Federalist Papers Summary 83
The Federalist Essays Summary No 83: Alexander Hamilton May 28, 1788
This entire very long paper tries to justify why the Constitution is quiet on the subject of trial by jury in civil cases and why this is not a problem. This silence it taken by the critics as an abolition of trial by jury. They use arguments like “a specification of particulars is an exclusion of generals” or “the expression of one thing is the exclusion of another”. Hence, as the constitution has established the trial by jury in criminal cases and is silent in respect to civil, this silence is an implied prohibition of trial by jury in regard to the latter.
Hamilton’s counter arguments go like this; one uses common sense for legal interpretations and it does not make sense to suppose that the inclusion of trial by jury in criminal cases excludes it from civil cases particularly when it has always been the case. Since trial by jury for civil cases is neither required or denied the legislature is at full liberty to submit all civil cases of federal cognizance to juries. As an example of how the above arguments are used incorrectly in this case he gives the proper use of the argument. The federal judicial authority is declared to comprehend particular cases. The expression of those cases marks the precise limits beyond which the federal courts cannot extend their jurisdiction because, the objects of their cognizance being enumerated, all ideas of a more extensive authority are excluded otherwise the enumeration would have no value. And a further example where a hypothetical law requires a woman selling property above a certain value to have approval of three nearest relatives and then asks could not this woman sell property of a lesser value without the same approval? Of course she could for the law requiring the one does not exclude the other.

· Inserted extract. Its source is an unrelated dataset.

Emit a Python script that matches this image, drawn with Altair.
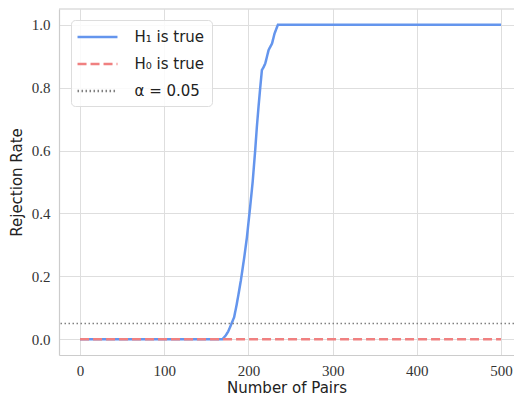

Having disproved the use of the objectors arguments he writes that all states will continue to use jury trials in civil cases since the federal government has no delegated authority for those cases except for those previously mentioned such as land grant claims issued by different states.
He now observes that it is claimed that liberty and jury trial are inseparable but he does not see this connection with regard to civil cases. But perhaps it is true as a safeguard against an oppressive exercise of the power of taxation but he finds not. Or perhaps as a security against corruption which he finds in the affirmative. So it could have been included in the Constitution except for the difficulty in defining it for federal cases. All states have a different set of courts, for example New York has courts of common law, courts of probates, courts of admiralty, and a court of chancery, but only the courts of common law have trials by juries, whereas in Connecticut admiralty cases are tried by jury . This demonstrates the difficulty of adding a statement to the plan to cover jury trials particularly when the civil cases are the jurisdiction of the state courts.
He continues for the remainder of the paper discussing the difficulty of adding a statement to the plan to cover jury trials in civil cases. He examines the constitutions of New York, Massachusetts, Pennsylvania, and Connecticut with respect to this issue and can find no statement that could be used for the national plan that would satisfy all the states. He summarizes this paper with a final sentence “It certainly sounds not a little harsh and extraordinary to affirm that there is no security for liberty in a constitution which expressly established the trial by jury in criminal cases, because it does not do it in civil also; while it is a notorious fact that Connecticut, which has been always regarded as the most popular state in the union, can boast of no constitutional provision for either”.